Curiously, the founder of Brighter Choice Community School herself was a child at Little Sun People. When she created Brighter Choice Community School, she wanted it to be modeled on the Black is Beautiful ethos of Little Sun People. Her goal was not integration. She wasn't hostile because she wasn't angry about the white people coming in. She was happy to have them, but for her, the most important thing was that the school would recognize and nurture Black children.
For the middle-class Black families in Bedford-Stuyvesant, this was a breath of fresh air. They didn't want their children to be the only Black children in schools in mostly white neighborhoods. They didn't want to leave the neighborhood, and they wanted a school that would allow their children to be nurtured as Black children.
Brian Lehrer: Last question, Clara. Really, you've written a book with all you know and with all your experience, understanding, and helping parents understand so many New York City public schools. You've written a book, not so much about the systemic problems, which we talk about most of the time when we talk about public education, but about a success story. I guess my final question is, is Brighter Choice a one-off or is it a model that can help many schools and many kids elsewhere?

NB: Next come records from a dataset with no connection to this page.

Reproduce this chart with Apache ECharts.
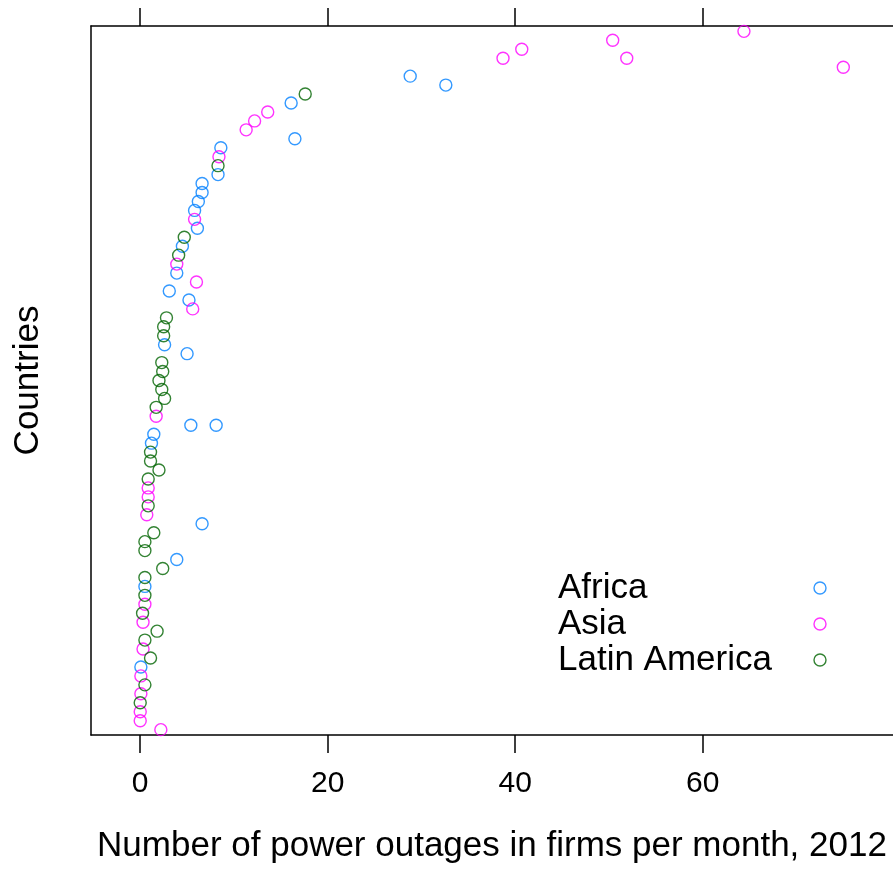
<!DOCTYPE html>
<html>
<head>
<meta charset="utf-8">
<script src="https://cdn.jsdelivr.net/npm/echarts@6/dist/echarts.min.js"></script>
<style>
html,body{margin:0;padding:0;background:#fff;}
#chart{width:893px;height:869px;}
</style>
</head>
<body>
<div id="chart"></div>
<script>
// Row positions count from the bottom (1) to the top (79) of the dot plot.
const regions = ['Africa', 'Asia', 'Latin America'];
const regionColors = ['#0080ff', '#ff00ff', '#006400'];

const africaRows   = [74, 73, 71, 67, 66, 63, 62, 61, 60, 59, 57, 55, 52, 50, 49, 44, 43, 35, 35, 34, 33, 24, 20, 17, 8];
const africaValues = [28.8, 32.6, 16.1, 16.5, 8.6, 8.3, 6.6, 6.6, 6.2, 5.8, 6.1, 4.5, 3.9, 3.1, 5.2, 2.6, 5.0, 5.4, 8.1, 1.45, 1.2, 6.6, 3.9, 0.5, 0.07];

const asiaRows   = [79, 78, 77, 76, 76, 75, 70, 69, 68, 65, 58, 53, 51, 48, 36, 28, 27, 25, 15, 13, 10, 7, 5, 3, 2, 1];
const asiaValues = [64.4, 50.4, 40.7, 38.7, 51.9, 75.0, 13.6, 12.2, 11.3, 8.4, 5.8, 3.9, 6.0, 5.6, 1.7, 0.85, 0.85, 0.7, 0.5, 0.3, 0.3, 0.07, 0.07, 0, 0, 2.2];

const latamRows   = [72, 64, 56, 54, 47, 46, 45, 42, 41, 40, 39, 38, 37, 32, 31, 30, 29, 26, 23, 22, 21, 19, 18, 16, 14, 12, 11, 9, 6, 4];
const latamValues = [17.6, 8.3, 4.7, 4.1, 2.8, 2.5, 2.5, 2.3, 2.4, 2.0, 2.3, 2.6, 1.7, 1.1, 1.1, 2.0, 0.85, 0.85, 1.45, 0.5, 0.5, 2.4, 0.5, 0.5, 0.25, 1.8, 0.5, 1.1, 0.5, 0];

const xTicks = [0, 20, 40, 60];
const xTitle = 'Number of power outages in firms per month, 2012';
const yTitle = 'Countries';

const FONT = '"Liberation Sans", Arial, sans-serif';
const regionRows = [africaRows, asiaRows, latamRows];
const regionValues = [africaValues, asiaValues, latamValues];

function pairs(vals, rows) { return vals.map((v, i) => [v, rows[i]]); }

const series = regions.map((name, i) => ({
  name: name,
  type: 'scatter',
  xAxisIndex: 0,
  yAxisIndex: 0,
  symbol: 'circle',
  symbolSize: 12,
  itemStyle: { color: 'rgba(0,0,0,0)', borderColor: regionColors[i], borderWidth: 1.4 },
  emphasis: { disabled: true },
  data: pairs(regionValues[i], regionRows[i])
}));

const axisLineStyle = { color: '#000', width: 1.5 };

const option = {
  animation: false,
  backgroundColor: '#fff',
  grid: { left: 91, top: 26, width: 807, height: 713, containLabel: false },
  xAxis: [
    {
      type: 'value', position: 'bottom', min: -5.25, max: 80.3,
      axisLine: { show: true, onZero: false, lineStyle: axisLineStyle },
      axisTick: { show: true, length: 18, lineStyle: axisLineStyle, customValues: xTicks },
      axisLabel: { show: true, customValues: xTicks, margin: 34, fontSize: 30, color: '#000', fontFamily: FONT },
      splitLine: { show: false },
      name: xTitle, nameLocation: 'middle', nameGap: 94,
      nameTextStyle: { fontSize: 35, color: '#000', fontFamily: FONT }
    },
    {
      type: 'value', position: 'top', min: -5.25, max: 80.3,
      axisLine: { show: true, onZero: false, lineStyle: axisLineStyle },
      axisTick: { show: true, length: 18, lineStyle: axisLineStyle, customValues: xTicks },
      axisLabel: { show: false },
      splitLine: { show: false }
    }
  ],
  yAxis: {
    type: 'value', min: 0.4, max: 79.6,
    axisLine: { show: true, onZero: false, lineStyle: axisLineStyle },
    axisTick: { show: false },
    axisLabel: { show: false },
    splitLine: { show: false },
    name: yTitle, nameLocation: 'middle', nameGap: 45, nameRotate: 90,
    nameTextStyle: { fontSize: 35, color: '#000', fontFamily: FONT }
  },
  legend: {
    orient: 'vertical', left: 558, top: 570, padding: 0, itemGap: 0,
    align: 'right', itemWidth: 12, itemHeight: 12, selectedMode: false,
    data: regions.map((n, i) => ({
      name: n, icon: 'circle',
      itemStyle: { color: 'rgba(0,0,0,0)', borderColor: regionColors[i], borderWidth: 1.4 }
    })),
    formatter: n => '{a|' + n + '}',
    textStyle: {
      fontSize: 35, color: '#000', fontFamily: FONT,
      rich: { a: { width: 251, align: 'left', fontSize: 35, lineHeight: 36, height: 36, fontFamily: FONT, color: '#000' } }
    }
  },
  series: series
};

const chart = echarts.init(document.getElementById('chart'), null, { renderer: 'canvas' });
chart.setOption(option);
</script>
</body>
</html>
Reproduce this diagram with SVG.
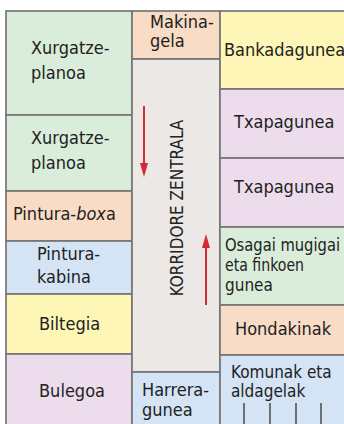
<svg xmlns="http://www.w3.org/2000/svg" width="344" height="424" viewBox="0 0 344 424">
<style>
text{font-family:"DejaVu Sans Condensed","DejaVu Sans",sans-serif;font-stretch:condensed;font-size:18px;fill:#222222}
.c{stroke:#767676;stroke-width:1.7}
.g{fill:#d9edda}.p{fill:#f9dcc5}.b{fill:#d4e4f4}.y{fill:#fdf6b6}.k{fill:#ecdcec}.r{fill:#ebe8e5}
.sm{font-size:17px}
.arr{stroke:#d42a35;stroke-width:2;fill:none}
.head{fill:#d42a35}
</style>
<rect width="344" height="424" fill="#ffffff"/>
<g id="xurgatze1"><rect class="c g" x="6" y="11" width="126" height="104"/><text x="31" y="54">Xurgatze-</text><text x="31" y="79">planoa</text></g>
<g id="xurgatze2"><rect class="c g" x="6" y="115" width="126" height="76"/><text x="31" y="144">Xurgatze-</text><text x="31" y="169">planoa</text></g>
<g id="pinturaboxa"><rect class="c p" x="6" y="191" width="126" height="50"/><text x="13" y="220">Pintura-<tspan font-style="italic">box</tspan>a</text></g>
<g id="pinturakabina"><rect class="c b" x="6" y="241" width="126" height="53"/><text x="37" y="260">Pintura-</text><text x="37" y="283">kabina</text></g>
<g id="biltegia"><rect class="c y" x="6" y="294" width="126" height="60"/><text x="39" y="330">Biltegia</text></g>
<g id="bulegoa"><rect class="c k" x="6" y="354" width="126" height="80"/><text x="39" y="397">Bulegoa</text></g>
<g id="makinagela"><rect class="c p" x="132" y="11" width="88" height="48"/><text x="150" y="28">Makina-</text><text x="150" y="47">gela</text></g>
<g id="korridorea"><rect class="c r" x="132" y="59" width="88" height="313"/><text transform="translate(183,208) rotate(-90)" text-anchor="middle" style="font-size:17px">KORRIDORE ZENTRALA</text></g>
<g id="harreragunea"><rect class="c b" x="132" y="372" width="88" height="62"/><text x="142" y="396">Harrera-</text><text x="142" y="416">gunea</text></g>
<g id="bankadagunea"><rect class="c y" x="220" y="11" width="130" height="78"/><text x="224" y="56">Bankadagunea</text></g>
<g id="txapagunea1"><rect class="c k" x="220" y="89" width="130" height="69"/><text x="234" y="128">Txapagunea</text></g>
<g id="txapagunea2"><rect class="c k" x="220" y="158" width="130" height="69"/><text x="234" y="193">Txapagunea</text></g>
<g id="osagai"><rect class="c g" x="220" y="227" width="130" height="78"/><text class="sm" x="225" y="251" textLength="115" lengthAdjust="spacingAndGlyphs">Osagai mugigai</text><text class="sm" x="225" y="271" textLength="79" lengthAdjust="spacingAndGlyphs">eta finkoen</text><text class="sm" x="225" y="291">gunea</text></g>
<g id="hondakinak"><rect class="c p" x="220" y="305" width="130" height="50"/><text x="235" y="335">Hondakinak</text></g>
<g id="komunak"><rect class="c b" x="220" y="355" width="130" height="79"/><text class="sm" x="231" y="378">Komunak eta</text><text class="sm" x="231" y="397">aldagelak</text>
<path d="M244 403V424M270 403V424M296 403V424M321 403V424" stroke="#4a4a4a" stroke-width="1.5"/></g>
<g id="connectors">
<path class="arr" d="M144 106V165"/><path class="head" d="M140 163L148 163L144 177Z"/>
<path class="arr" d="M206 246V305"/><path class="head" d="M202 248L210 248L206 234Z"/>
</g>
</svg>
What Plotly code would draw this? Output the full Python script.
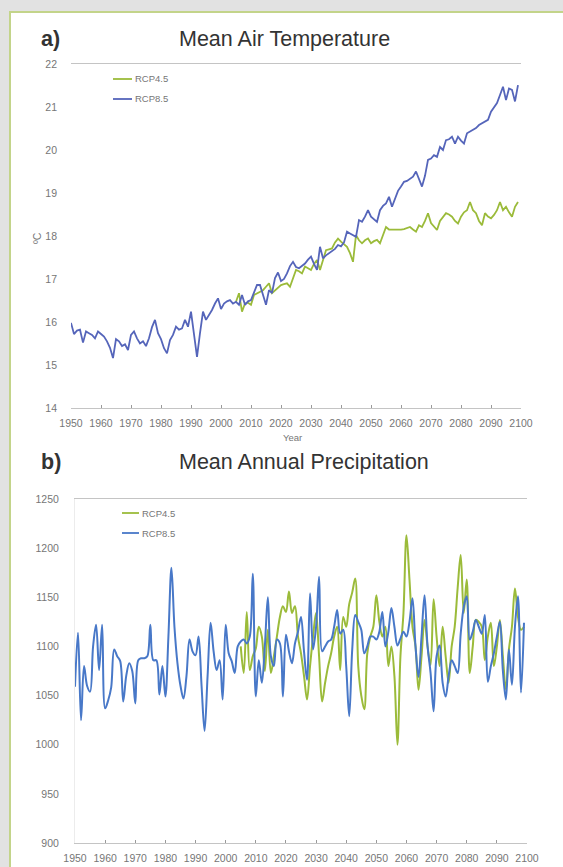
import plotly.graph_objects as go

W, H = 563, 867

# ---- data -------------------------------------------------------------
# Mean air temperature (°C); RCP8.5 series carries the historical run from 1950
temp_start_rcp85 = 1950
temp_rcp85 = [
    15.98, 15.72, 15.80, 15.82, 15.52, 15.78, 15.74, 15.70, 15.62, 15.78,
    15.72, 15.66, 15.55, 15.40, 15.16, 15.60, 15.55, 15.44, 15.48, 15.35,
    15.70, 15.78, 15.62, 15.50, 15.55, 15.44, 15.62, 15.88, 16.05, 15.74,
    15.60, 15.39, 15.27, 15.58, 15.70, 15.89, 15.82, 15.85, 16.05, 15.89,
    16.24, 15.74, 15.19, 15.74, 16.24, 16.05, 16.16, 16.28, 16.43, 16.55,
    16.30, 16.43, 16.48, 16.51, 16.43, 16.47, 16.40, 16.63, 16.40, 16.48,
    16.51, 16.67, 16.86, 16.86, 16.60, 16.40, 16.74, 16.67, 17.02, 17.15,
    16.95, 17.00, 17.13, 17.30, 17.40, 17.28, 17.25, 17.30, 17.36, 17.45,
    17.52, 17.35, 17.21, 17.75, 17.48, 17.55, 17.60, 17.67, 17.70, 17.79,
    17.76, 17.85, 18.10, 18.06, 18.02, 17.98, 18.37, 18.33, 18.45, 18.60,
    18.45, 18.40, 18.33, 18.60, 18.70, 18.76, 18.91, 18.68, 18.85, 19.05,
    19.15, 19.26, 19.28, 19.32, 19.38, 19.50, 19.30, 19.15, 19.40, 19.77,
    19.80, 19.88, 19.84, 20.07, 20.00, 20.23, 20.25, 20.31, 20.15, 20.31,
    20.22, 20.15, 20.39, 20.43, 20.48, 20.51, 20.58, 20.62, 20.66, 20.70,
    20.89, 21.00, 21.09, 21.28, 21.47, 21.16, 21.43, 21.40, 21.13, 21.51,
]
temp_start_rcp45 = 2005
temp_rcp45 = [
    16.47, 16.67, 16.24, 16.43, 16.45, 16.40, 16.63, 16.67, 16.70, 16.74,
    16.82, 16.90, 16.67, 16.74, 16.80, 16.86, 16.88, 16.90, 16.82, 17.00,
    17.21, 17.18, 17.13, 17.29, 17.25, 17.21, 17.35, 17.44, 17.21, 17.45,
    17.67, 17.69, 17.71, 17.85, 17.94, 17.87, 17.80, 17.75, 17.60, 17.40,
    18.02, 17.90, 17.83, 17.90, 17.94, 17.83, 17.88, 17.91, 17.83, 18.00,
    18.21, 18.15, 18.15, 18.14, 18.14, 18.15, 18.16, 18.18, 18.21, 18.15,
    18.10, 18.25, 18.21, 18.35, 18.53, 18.30, 18.21, 18.14, 18.35, 18.45,
    18.53, 18.50, 18.45, 18.35, 18.29, 18.45, 18.55, 18.60, 18.79, 18.60,
    18.53, 18.35, 18.25, 18.53, 18.45, 18.41, 18.49, 18.60, 18.79, 18.60,
    18.68, 18.55, 18.45, 18.68, 18.79,
]

# Mean annual precipitation (mm)
precip_start_rcp85 = 1950
precip_rcp85 = [
    1059, 1114, 1025, 1080, 1060, 1054, 1100, 1122, 1076, 1122,
    1037, 1045, 1058, 1097, 1090, 1085, 1044, 1070, 1083, 1075,
    1042, 1086, 1088, 1088, 1090, 1122, 1086, 1086, 1051, 1080,
    1049, 1110, 1180, 1120, 1083, 1060, 1047, 1070, 1107, 1095,
    1091, 1110, 1060, 1014, 1070, 1124, 1095, 1076, 1086, 1046,
    1122, 1093, 1085, 1073, 1100, 1105, 1107, 1103, 1110, 1174,
    1049, 1086, 1063, 1100, 1150, 1090, 1080, 1107, 1103, 1049,
    1112, 1095, 1083, 1103, 1115, 1130, 1095, 1066, 1154, 1097,
    1120, 1171, 1095, 1100, 1105, 1107, 1120, 1137, 1113, 1117,
    1080, 1029, 1097, 1132, 1125, 1117, 1093, 1100, 1110, 1110,
    1107, 1115, 1135, 1100, 1115, 1139, 1120, 1101, 1108, 1115,
    1110, 1125, 1149, 1100, 1069, 1110, 1152, 1100, 1073, 1034,
    1090, 1101, 1063, 1049, 1070, 1086, 1080, 1073, 1113, 1140,
    1151, 1107, 1115, 1127, 1120, 1113, 1132, 1064, 1080, 1093,
    1110, 1125, 1075, 1046, 1097, 1061, 1120, 1151, 1053, 1124,
]
precip_start_rcp45 = 2005
precip_rcp45 = [
    1100, 1073, 1135, 1076, 1090, 1098, 1120, 1110, 1075, 1117,
    1073, 1090, 1110, 1130, 1141, 1135, 1156, 1134, 1141, 1110,
    1093, 1070, 1046, 1080, 1110, 1134, 1090, 1044, 1063, 1080,
    1093, 1110, 1120, 1076, 1130, 1120, 1143, 1155, 1169, 1080,
    1050, 1036, 1093, 1110, 1120, 1152, 1125, 1110, 1120, 1080,
    1100, 1070, 1000, 1090, 1134, 1213, 1168, 1120, 1100, 1056,
    1090, 1127, 1100, 1081, 1148, 1110, 1080, 1120, 1090, 1063,
    1100, 1120, 1160, 1193, 1134, 1168, 1073, 1100, 1127, 1125,
    1120, 1086, 1110, 1124, 1080, 1100, 1127, 1090, 1056, 1097,
    1120, 1159, 1130, 1117, 1120,
]

series_names = ["RCP4.5", "RCP8.5"]
decade_ticks = list(range(1950, 2101, 10))
temp_ticks = list(range(14, 23))
precip_ticks = list(range(900, 1251, 50))

# ---- styling ----------------------------------------------------------
GREEN = "#9BBB3A"
BLUE_T = "#5565BA"
BLUE_P = "#4878C8"
TICK_FONT = dict(family="Liberation Sans, Arial, sans-serif", size=10.5, color="#767676")
TITLE_FONT = dict(family="Liberation Sans, Arial, sans-serif", size=21.5, color="#333333")


def px(x):
    return x / W


def py(y):
    return 1 - y / H


def years(start, values):
    return list(range(start, start + len(values)))


fig = go.Figure()

# panel a: temperature
fig.add_trace(go.Scatter(x=years(temp_start_rcp45, temp_rcp45), y=temp_rcp45,
                         mode="lines", name=series_names[0],
                         line=dict(color=GREEN, width=1.8),
                         xaxis="x", yaxis="y"))
fig.add_trace(go.Scatter(x=years(temp_start_rcp85, temp_rcp85), y=temp_rcp85,
                         mode="lines", name=series_names[1],
                         line=dict(color=BLUE_T, width=1.8),
                         xaxis="x", yaxis="y"))

# panel b: precipitation (smoothed lines)
fig.add_trace(go.Scatter(x=years(precip_start_rcp45, precip_rcp45), y=precip_rcp45,
                         mode="lines", name=series_names[0],
                         line=dict(color=GREEN, width=2, shape="spline", smoothing=1.0),
                         xaxis="x2", yaxis="y2"))
fig.add_trace(go.Scatter(x=years(precip_start_rcp85, precip_rcp85), y=precip_rcp85,
                         mode="lines", name=series_names[1],
                         line=dict(color=BLUE_P, width=2, shape="spline", smoothing=1.0),
                         xaxis="x2", yaxis="y2"))

common_x = dict(range=[1950, 2100], tickvals=decade_ticks,
                ticktext=[str(t) for t in decade_ticks], tickfont=TICK_FONT,
                showgrid=False, zeroline=False, showline=True, mirror=True,
                linecolor="#c4c4c4", linewidth=1, ticks="inside", ticklen=3,
                tickcolor="#9a9a9a", ticklabelstandoff=5, automargin=False,
                fixedrange=True)
common_y = dict(tickfont=TICK_FONT, showgrid=False, zeroline=False,
                ticks="", ticklabelstandoff=13, automargin=False, fixedrange=True)

fig.update_layout(
    template="none",
    width=W, height=H,
    margin=dict(l=0, r=0, t=0, b=0, pad=0, autoexpand=False),
    paper_bgcolor="#e2e2e2",
    plot_bgcolor="rgba(0,0,0,0)",
    showlegend=False,
    xaxis=dict(common_x, domain=[px(71), px(521)], anchor="y"),
    yaxis=dict(common_y, domain=[py(408), py(64)], range=[14, 22],
               tickvals=temp_ticks, anchor="x"),
    xaxis2=dict(common_x, domain=[px(75), px(527)], anchor="y2"),
    yaxis2=dict(common_y, domain=[py(843), py(499)], range=[900, 1250],
                tickvals=precip_ticks, anchor="x2", showline=True,
                linecolor="#ececec"),
)

# white card with a light green frame
fig.add_shape(type="rect", xref="paper", yref="paper",
              x0=px(10), x1=px(W + 20), y0=py(H + 20), y1=py(12),
              fillcolor="white", line=dict(color="#c3d48a", width=2), layer="below")

annotations = [
    dict(text="<b>a)</b>", x=px(39), y=py(39)),
    dict(text="Mean Air Temperature", x=px(177), y=py(39)),
    dict(text="<b>b)</b>", x=px(39), y=py(462)),
    dict(text="Mean Annual Precipitation", x=px(177), y=py(462)),
]
for a in annotations:
    fig.add_annotation(xref="paper", yref="paper", xanchor="left", yanchor="middle",
                       showarrow=False, font=TITLE_FONT, **a)

fig.add_annotation(text="Year", xref="paper", yref="paper", x=px(292), y=py(437),
                   xanchor="center", yanchor="middle", showarrow=False,
                   font=dict(TICK_FONT, size=9.5))
fig.add_annotation(text="ºC", xref="paper", yref="paper", x=px(37), y=py(238),
                   xanchor="center", yanchor="middle", showarrow=False, textangle=-90,
                   font=dict(TICK_FONT, size=10.5))

# legends drawn inside each panel
legend_rows = [
    (113, 132, 79, GREEN, series_names[0]),
    (113, 132, 99, BLUE_T, series_names[1]),
    (122, 139, 513, GREEN, series_names[0]),
    (122, 139, 533, BLUE_P, series_names[1]),
]
for x0, x1, yy, color, label in legend_rows:
    fig.add_shape(type="line", xref="paper", yref="paper",
                  x0=px(x0), x1=px(x1), y0=py(yy), y1=py(yy),
                  line=dict(color=color, width=1.8))
    fig.add_annotation(text=label, xref="paper", yref="paper", x=px(x1 + 1), y=py(yy),
                       xanchor="left", yanchor="middle", showarrow=False,
                       font=dict(TICK_FONT, size=9.5))

fig.write_html("out.html")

Clara Hemphill: I guess it's both. I think we have such inequality in our country. The difference in funding between poor schools and rich schools is really dramatic, and the inequalities in our country are getting worse. They're not getting better. We're going to have to deal with those inequalities if we want to improve schools for everyone. At the same time, there are large swathes of New York City where the kind of integration that we have at Brighter Choice is possible as a result of the changing neighborhoods.
Brian Lehrer: Clara Hemphill, founding editor of InsideSchools.org is now the author of A Brighter Choice: Building a Just School in an Unequal City. Thank you so much.
Clara Hemphill: Thank you for having me, Brian.